It's been a tough year for tech so far. Deals have dropped over 30 percent from 2015, and it took months before we saw the first company go public. The down market has also affected jobs, with a number of big companies downsizing their workforces.
The latest to make cuts is Cisco, which announced on Wednesday that it would be eliminating up to 5,500 positions, representing approximately 7 percent of its global workforce.
The reason, the company said, was so that it could better focus on specific areas of growth, including security, IoT, collaboration, next generation data center and the cloud.
"Today's market requires Cisco and our customers to be decisive, move with greater speed and drive more innovation than we've seen in our history," the company wrote. "We expect to reinvest substantially all of the cost savings from these actions back into these businesses and will continue to aggressively invest to focus on our areas of future growth."
The cuts will begin in the first quarter of fiscal 2017, which is actually next quarter.
Layoffs in 2016
Right from the start, 2016 was a going to be a tough year for employees in the U.S. There were 250,061 jobs cut through the first four months of 2016 across all sectors, a 24 percent increase from the 201,796 in the first four months of 2015. It is the highest January to April total since 2009, when 695,100 jobs were cut.
The tech sector in particular is going to be pretty hard, with projections of 260,000 job cuts in that space alone.
Already a number of big tech companies have announced big layoffs this year, including IBM, which fired an approximated 14,000 workers in March, while Intel confirmed that it laid off 11 percent of its workforce in April, totaling 12,000 workers.
Intel's cuts were so massive, in fact, that it ranked among the largest cuts in the tech industry ever.
Zenefits announced it was reducing its headcount by roughly 250 employees, or about 17 percent of total employees, in February, Those cuts came came almost entirely to its Sales organization, with about a dozen employees in Recruiting.

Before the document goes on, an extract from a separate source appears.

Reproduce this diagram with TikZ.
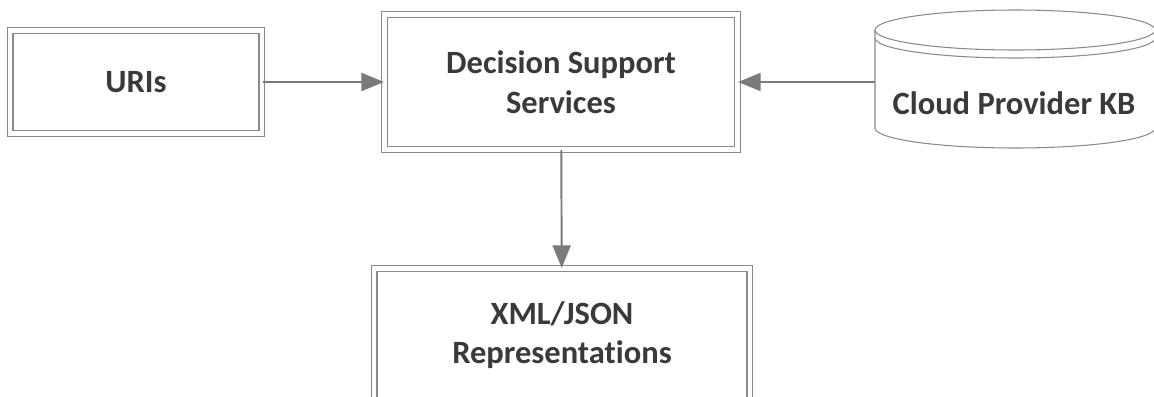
\documentclass[tikz,border=0pt]{standalone}
\usepackage{fontspec}
\setmainfont{Carlito}[Ligatures=NoCommon]
\usepackage{xcolor}
\usepackage{tikz}
\usetikzlibrary{arrows.meta, positioning, shadows, calc}
\definecolor{boxdraw}{HTML}{8A8A8A}
\definecolor{boxtext}{HTML}{3A3A3A}
\definecolor{arrdraw}{HTML}{7A7A7A}
\tikzset{
  blk/.style={rectangle, draw=boxdraw, line width=0.7pt, double=white, double distance=2.6pt, fill=white,
    align=center, font=\fontsize{18.5}{22.5}\selectfont\bfseries, text=boxtext,
    drop shadow={shadow xshift=2pt, shadow yshift=-2pt, fill=black!50, opacity=0.45}},
  cyl/.style={draw=boxdraw, line width=0.6pt},
  lab/.style={font=\fontsize{18.5}{22.5}\selectfont\bfseries, text=boxtext},
  arr/.style={-{Triangle[length=0.45cm, width=0.36cm]}, line width=1.1pt, draw=arrdraw, fill=arrdraw},
}
\begin{document}
\begin{tikzpicture}[x=0.02cm, y=-0.02cm]
  \useasboundingbox (0,0) rectangle (1154,396);
  \node[blk, minimum width=5.04cm, minimum height=2.06cm] (uris) at (136,82) {URIs};
  \node[blk, minimum width=7.06cm, minimum height=2.7cm] (dss) at (561,82) {Decision Support\\Services};
  \node[blk, minimum width=7.52cm, minimum height=2.66cm] (xml) at (562,335) {XML/JSON\\Representations};
  % knowledge base cylinder
  \draw[cyl, fill=white] (875,30) -- (875,128) arc[start angle=180, end angle=0, x radius=140, y radius=20] -- (1155,30);
  \draw[cyl] (1015,30) ellipse[x radius=140, y radius=20];
  \draw[cyl] (875,38) arc[start angle=180, end angle=0, x radius=140, y radius=20];
  \coordinate (kbw) at (875,82);
  \node[lab] (kb) at (1014,103) {Cloud Provider KB};
  % connectors
  \draw[arr] (uris) -- (dss);
  \draw[arr] (kbw) -- (dss.east);
  \draw[arr] (dss) -- (xml);
\end{tikzpicture}
\end{document}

In March, wearables company Pebble cut 25 percent of its staff, or 40 employees, and Microsoft got rid of 1,850 jobs in its smartphone unit in May.
The job cuts are not expected to stop any time soon either.
"The hi-tech industry is going through a serious deconstruction," Trip Chowdhry, an analyst at Global Equities Research, told Reuters in the wake of the Cisco layoffs. "There is more pain to come."